Repeat the material below exactly, with no pictures.

● COLLECTED MATERIAL
□ □ □ □

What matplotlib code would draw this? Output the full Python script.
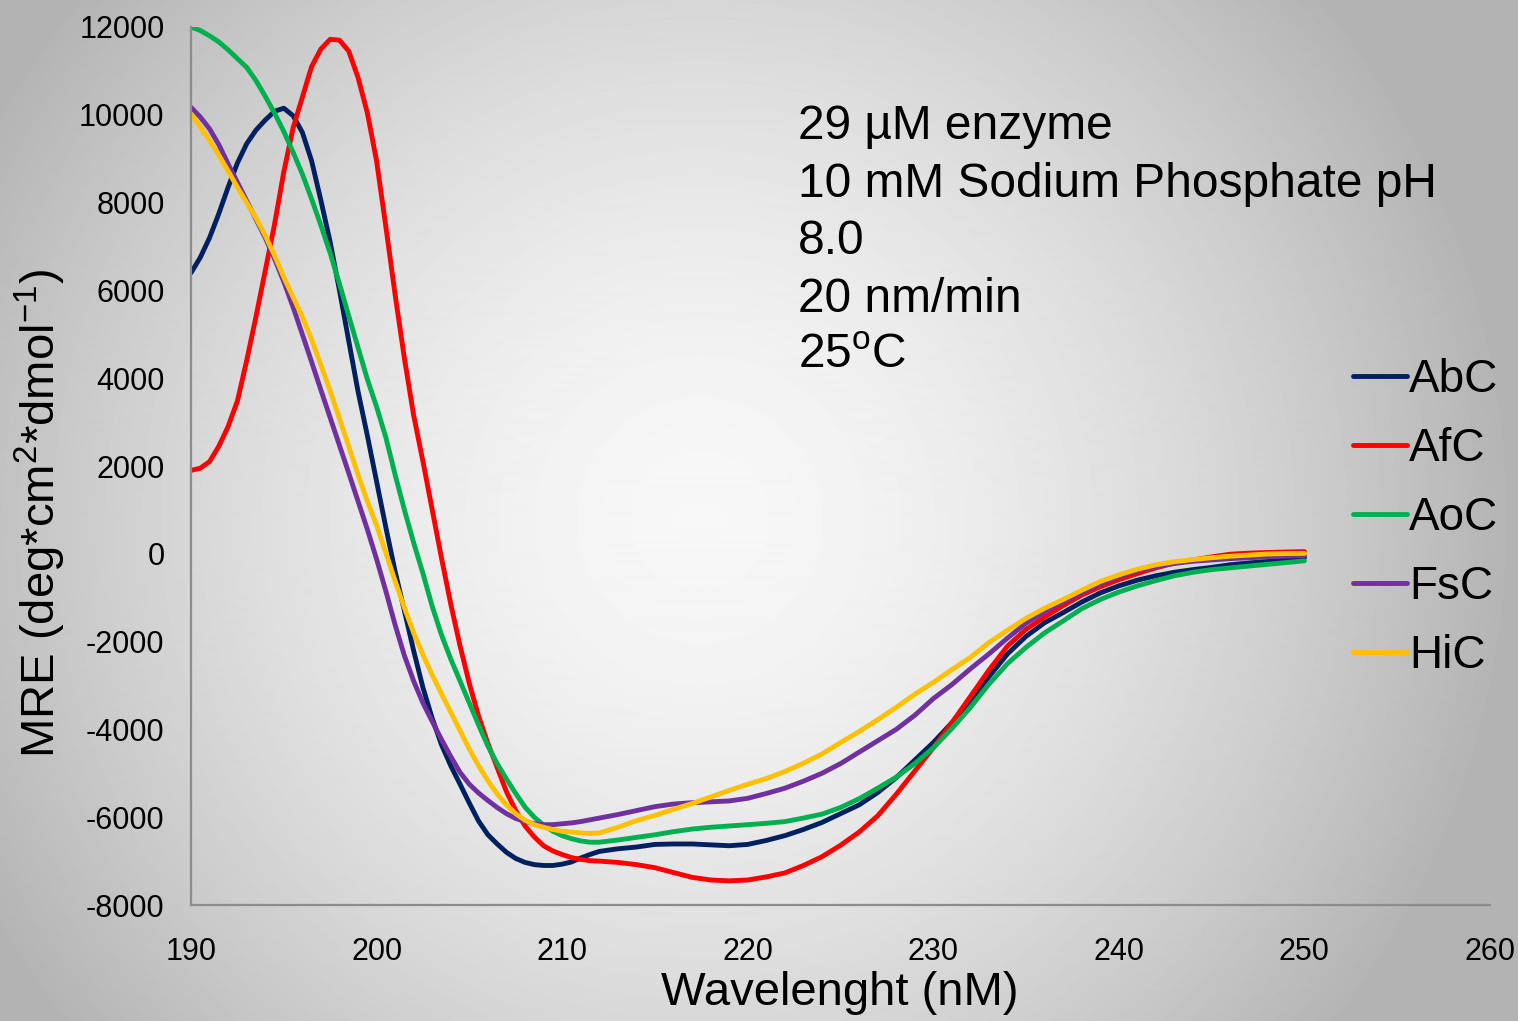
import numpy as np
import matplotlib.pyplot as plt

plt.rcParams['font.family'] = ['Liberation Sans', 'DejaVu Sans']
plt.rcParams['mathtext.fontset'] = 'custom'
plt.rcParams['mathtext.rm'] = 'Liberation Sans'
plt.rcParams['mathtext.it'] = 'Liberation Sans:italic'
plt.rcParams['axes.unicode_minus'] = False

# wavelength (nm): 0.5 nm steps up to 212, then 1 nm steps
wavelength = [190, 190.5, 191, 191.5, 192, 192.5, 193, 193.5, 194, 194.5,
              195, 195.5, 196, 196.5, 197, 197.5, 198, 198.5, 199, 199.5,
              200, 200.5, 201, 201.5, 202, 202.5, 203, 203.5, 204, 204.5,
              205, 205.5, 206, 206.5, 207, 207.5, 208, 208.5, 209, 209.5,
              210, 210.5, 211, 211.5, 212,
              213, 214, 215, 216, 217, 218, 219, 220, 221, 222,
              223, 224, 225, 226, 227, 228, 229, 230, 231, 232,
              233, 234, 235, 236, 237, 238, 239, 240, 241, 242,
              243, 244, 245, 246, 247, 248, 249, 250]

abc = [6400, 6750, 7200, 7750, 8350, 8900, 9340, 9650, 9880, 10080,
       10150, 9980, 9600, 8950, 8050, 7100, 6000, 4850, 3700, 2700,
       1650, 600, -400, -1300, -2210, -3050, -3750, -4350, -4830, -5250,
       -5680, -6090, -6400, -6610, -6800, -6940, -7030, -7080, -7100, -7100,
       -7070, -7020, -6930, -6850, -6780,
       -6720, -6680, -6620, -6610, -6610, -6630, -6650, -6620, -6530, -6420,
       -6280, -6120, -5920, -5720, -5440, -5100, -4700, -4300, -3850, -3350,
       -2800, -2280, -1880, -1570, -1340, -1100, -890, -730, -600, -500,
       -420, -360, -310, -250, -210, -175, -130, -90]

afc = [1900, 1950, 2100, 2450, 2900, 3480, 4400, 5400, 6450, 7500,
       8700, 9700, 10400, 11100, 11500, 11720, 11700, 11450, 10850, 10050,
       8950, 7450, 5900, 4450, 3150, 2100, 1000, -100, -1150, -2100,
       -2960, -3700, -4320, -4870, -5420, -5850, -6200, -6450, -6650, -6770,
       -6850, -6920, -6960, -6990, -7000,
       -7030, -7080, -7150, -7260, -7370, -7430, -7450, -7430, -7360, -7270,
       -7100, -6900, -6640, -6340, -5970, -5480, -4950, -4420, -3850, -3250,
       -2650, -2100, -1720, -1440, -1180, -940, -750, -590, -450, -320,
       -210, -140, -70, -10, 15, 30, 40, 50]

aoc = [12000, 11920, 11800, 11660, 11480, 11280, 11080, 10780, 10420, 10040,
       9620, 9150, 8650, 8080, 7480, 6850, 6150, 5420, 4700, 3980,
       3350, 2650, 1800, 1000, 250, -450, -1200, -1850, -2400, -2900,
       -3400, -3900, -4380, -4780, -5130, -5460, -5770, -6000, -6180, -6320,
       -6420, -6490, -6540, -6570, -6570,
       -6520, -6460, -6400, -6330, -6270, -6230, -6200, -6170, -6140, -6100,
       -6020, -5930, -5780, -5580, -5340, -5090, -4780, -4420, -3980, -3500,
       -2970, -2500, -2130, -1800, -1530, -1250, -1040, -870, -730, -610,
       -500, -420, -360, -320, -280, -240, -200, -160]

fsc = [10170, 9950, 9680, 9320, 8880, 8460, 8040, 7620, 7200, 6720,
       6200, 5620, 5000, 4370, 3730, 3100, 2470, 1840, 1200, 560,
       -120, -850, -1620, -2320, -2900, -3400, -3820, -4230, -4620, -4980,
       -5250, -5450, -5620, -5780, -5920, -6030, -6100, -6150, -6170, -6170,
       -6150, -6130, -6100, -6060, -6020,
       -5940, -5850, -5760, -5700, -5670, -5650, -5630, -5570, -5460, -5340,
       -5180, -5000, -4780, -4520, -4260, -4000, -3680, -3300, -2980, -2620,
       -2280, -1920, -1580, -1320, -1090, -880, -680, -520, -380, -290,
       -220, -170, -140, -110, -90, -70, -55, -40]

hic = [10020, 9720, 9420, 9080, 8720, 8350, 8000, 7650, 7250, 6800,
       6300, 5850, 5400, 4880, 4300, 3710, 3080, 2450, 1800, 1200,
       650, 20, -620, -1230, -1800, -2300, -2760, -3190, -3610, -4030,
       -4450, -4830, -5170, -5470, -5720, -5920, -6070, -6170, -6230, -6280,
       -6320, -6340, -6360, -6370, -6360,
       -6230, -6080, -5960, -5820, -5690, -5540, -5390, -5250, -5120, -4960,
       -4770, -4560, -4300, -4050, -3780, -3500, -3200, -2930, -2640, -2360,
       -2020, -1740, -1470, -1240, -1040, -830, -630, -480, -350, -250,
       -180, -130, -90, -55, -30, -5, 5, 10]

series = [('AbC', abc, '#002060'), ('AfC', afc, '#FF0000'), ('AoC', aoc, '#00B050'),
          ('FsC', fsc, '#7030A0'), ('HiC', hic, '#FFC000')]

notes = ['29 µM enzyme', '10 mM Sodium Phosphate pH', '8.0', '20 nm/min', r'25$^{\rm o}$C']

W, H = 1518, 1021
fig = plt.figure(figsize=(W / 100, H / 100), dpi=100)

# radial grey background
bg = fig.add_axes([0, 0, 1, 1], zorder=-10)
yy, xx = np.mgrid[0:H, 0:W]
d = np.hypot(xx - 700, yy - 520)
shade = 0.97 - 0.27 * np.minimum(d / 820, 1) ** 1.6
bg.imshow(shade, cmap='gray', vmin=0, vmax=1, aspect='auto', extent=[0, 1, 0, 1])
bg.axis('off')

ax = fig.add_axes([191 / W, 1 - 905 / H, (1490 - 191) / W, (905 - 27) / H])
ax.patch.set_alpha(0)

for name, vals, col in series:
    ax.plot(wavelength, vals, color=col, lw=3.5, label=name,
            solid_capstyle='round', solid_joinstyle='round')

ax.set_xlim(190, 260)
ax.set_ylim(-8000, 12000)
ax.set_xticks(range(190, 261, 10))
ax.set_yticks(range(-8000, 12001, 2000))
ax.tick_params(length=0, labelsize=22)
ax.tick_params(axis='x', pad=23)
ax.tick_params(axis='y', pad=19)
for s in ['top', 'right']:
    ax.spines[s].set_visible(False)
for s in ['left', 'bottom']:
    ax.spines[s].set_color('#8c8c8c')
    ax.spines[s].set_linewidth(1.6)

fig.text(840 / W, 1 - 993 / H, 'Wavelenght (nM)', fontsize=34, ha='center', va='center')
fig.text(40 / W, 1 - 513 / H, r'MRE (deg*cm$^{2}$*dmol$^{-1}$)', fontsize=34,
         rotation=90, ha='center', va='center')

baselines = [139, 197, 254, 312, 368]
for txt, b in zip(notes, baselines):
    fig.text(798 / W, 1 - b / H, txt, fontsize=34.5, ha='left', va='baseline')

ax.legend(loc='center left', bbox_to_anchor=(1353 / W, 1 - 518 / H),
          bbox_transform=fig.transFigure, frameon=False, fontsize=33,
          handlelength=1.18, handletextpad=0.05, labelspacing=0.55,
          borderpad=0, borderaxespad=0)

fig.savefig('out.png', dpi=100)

□ □ □ □

● EXPECTED ANSWER
What matplotlib code would draw this? Output the full Python script.
import numpy as np
import matplotlib.pyplot as plt

plt.rcParams['font.family'] = ['Liberation Sans', 'DejaVu Sans']
plt.rcParams['mathtext.fontset'] = 'custom'
plt.rcParams['mathtext.rm'] = 'Liberation Sans'
plt.rcParams['mathtext.it'] = 'Liberation Sans:italic'
plt.rcParams['axes.unicode_minus'] = False

# wavelength (nm): 0.5 nm steps up to 212, then 1 nm steps
wavelength = [190, 190.5, 191, 191.5, 192, 192.5, 193, 193.5, 194, 194.5,
              195, 195.5, 196, 196.5, 197, 197.5, 198, 198.5, 199, 199.5,
              200, 200.5, 201, 201.5, 202, 202.5, 203, 203.5, 204, 204.5,
              205, 205.5, 206, 206.5, 207, 207.5, 208, 208.5, 209, 209.5,
              210, 210.5, 211, 211.5, 212,
              213, 214, 215, 216, 217, 218, 219, 220, 221, 222,
              223, 224, 225, 226, 227, 228, 229, 230, 231, 232,
              233, 234, 235, 236, 237, 238, 239, 240, 241, 242,
              243, 244, 245, 246, 247, 248, 249, 250]

abc = [6400, 6750, 7200, 7750, 8350, 8900, 9340, 9650, 9880, 10080,
       10150, 9980, 9600, 8950, 8050, 7100, 6000, 4850, 3700, 2700,
       1650, 600, -400, -1300, -2210, -3050, -3750, -4350, -4830, -5250,
       -5680, -6090, -6400, -6610, -6800, -6940, -7030, -7080, -7100, -7100,
       -7070, -7020, -6930, -6850, -6780,
       -6720, -6680, -6620, -6610, -6610, -6630, -6650, -6620, -6530, -6420,
       -6280, -6120, -5920, -5720, -5440, -5100, -4700, -4300, -3850, -3350,
       -2800, -2280, -1880, -1570, -1340, -1100, -890, -730, -600, -500,
       -420, -360, -310, -250, -210, -175, -130, -90]

afc = [1900, 1950, 2100, 2450, 2900, 3480, 4400, 5400, 6450, 7500,
       8700, 9700, 10400, 11100, 11500, 11720, 11700, 11450, 10850, 10050,
       8950, 7450, 5900, 4450, 3150, 2100, 1000, -100, -1150, -2100,
       -2960, -3700, -4320, -4870, -5420, -5850, -6200, -6450, -6650, -6770,
       -6850, -6920, -6960, -6990, -7000,
       -7030, -7080, -7150, -7260, -7370, -7430, -7450, -7430, -7360, -7270,
       -7100, -6900, -6640, -6340, -5970, -5480, -4950, -4420, -3850, -3250,
       -2650, -2100, -1720, -1440, -1180, -940, -750, -590, -450, -320,
       -210, -140, -70, -10, 15, 30, 40, 50]

aoc = [12000, 11920, 11800, 11660, 11480, 11280, 11080, 10780, 10420, 10040,
       9620, 9150, 8650, 8080, 7480, 6850, 6150, 5420, 4700, 3980,
       3350, 2650, 1800, 1000, 250, -450, -1200, -1850, -2400, -2900,
       -3400, -3900, -4380, -4780, -5130, -5460, -5770, -6000, -6180, -6320,
       -6420, -6490, -6540, -6570, -6570,
       -6520, -6460, -6400, -6330, -6270, -6230, -6200, -6170, -6140, -6100,
       -6020, -5930, -5780, -5580, -5340, -5090, -4780, -4420, -3980, -3500,
       -2970, -2500, -2130, -1800, -1530, -1250, -1040, -870, -730, -610,
       -500, -420, -360, -320, -280, -240, -200, -160]

fsc = [10170, 9950, 9680, 9320, 8880, 8460, 8040, 7620, 7200, 6720,
       6200, 5620, 5000, 4370, 3730, 3100, 2470, 1840, 1200, 560,
       -120, -850, -1620, -2320, -2900, -3400, -3820, -4230, -4620, -4980,
       -5250, -5450, -5620, -5780, -5920, -6030, -6100, -6150, -6170, -6170,
       -6150, -6130, -6100, -6060, -6020,
       -5940, -5850, -5760, -5700, -5670, -5650, -5630, -5570, -5460, -5340,
       -5180, -5000, -4780, -4520, -4260, -4000, -3680, -3300, -2980, -2620,
       -2280, -1920, -1580, -1320, -1090, -880, -680, -520, -380, -290,
       -220, -170, -140, -110, -90, -70, -55, -40]

hic = [10020, 9720, 9420, 9080, 8720, 8350, 8000, 7650, 7250, 6800,
       6300, 5850, 5400, 4880, 4300, 3710, 3080, 2450, 1800, 1200,
       650, 20, -620, -1230, -1800, -2300, -2760, -3190, -3610, -4030,
       -4450, -4830, -5170, -5470, -5720, -5920, -6070, -6170, -6230, -6280,
       -6320, -6340, -6360, -6370, -6360,
       -6230, -6080, -5960, -5820, -5690, -5540, -5390, -5250, -5120, -4960,
       -4770, -4560, -4300, -4050, -3780, -3500, -3200, -2930, -2640, -2360,
       -2020, -1740, -1470, -1240, -1040, -830, -630, -480, -350, -250,
       -180, -130, -90, -55, -30, -5, 5, 10]

series = [('AbC', abc, '#002060'), ('AfC', afc, '#FF0000'), ('AoC', aoc, '#00B050'),
          ('FsC', fsc, '#7030A0'), ('HiC', hic, '#FFC000')]

notes = ['29 µM enzyme', '10 mM Sodium Phosphate pH', '8.0', '20 nm/min', r'25$^{\rm o}$C']

W, H = 1518, 1021
fig = plt.figure(figsize=(W / 100, H / 100), dpi=100)

# radial grey background
bg = fig.add_axes([0, 0, 1, 1], zorder=-10)
yy, xx = np.mgrid[0:H, 0:W]
d = np.hypot(xx - 700, yy - 520)
shade = 0.97 - 0.27 * np.minimum(d / 820, 1) ** 1.6
bg.imshow(shade, cmap='gray', vmin=0, vmax=1, aspect='auto', extent=[0, 1, 0, 1])
bg.axis('off')

ax = fig.add_axes([191 / W, 1 - 905 / H, (1490 - 191) / W, (905 - 27) / H])
ax.patch.set_alpha(0)

for name, vals, col in series:
    ax.plot(wavelength, vals, color=col, lw=3.5, label=name,
            solid_capstyle='round', solid_joinstyle='round')

ax.set_xlim(190, 260)
ax.set_ylim(-8000, 12000)
ax.set_xticks(range(190, 261, 10))
ax.set_yticks(range(-8000, 12001, 2000))
ax.tick_params(length=0, labelsize=22)
ax.tick_params(axis='x', pad=23)
ax.tick_params(axis='y', pad=19)
for s in ['top', 'right']:
    ax.spines[s].set_visible(False)
for s in ['left', 'bottom']:
    ax.spines[s].set_color('#8c8c8c')
    ax.spines[s].set_linewidth(1.6)

fig.text(840 / W, 1 - 993 / H, 'Wavelenght (nM)', fontsize=34, ha='center', va='center')
fig.text(40 / W, 1 - 513 / H, r'MRE (deg*cm$^{2}$*dmol$^{-1}$)', fontsize=34,
         rotation=90, ha='center', va='center')

baselines = [139, 197, 254, 312, 368]
for txt, b in zip(notes, baselines):
    fig.text(798 / W, 1 - b / H, txt, fontsize=34.5, ha='left', va='baseline')

ax.legend(loc='center left', bbox_to_anchor=(1353 / W, 1 - 518 / H),
          bbox_transform=fig.transFigure, frameon=False, fontsize=33,
          handlelength=1.18, handletextpad=0.05, labelspacing=0.55,
          borderpad=0, borderaxespad=0)

fig.savefig('out.png', dpi=100)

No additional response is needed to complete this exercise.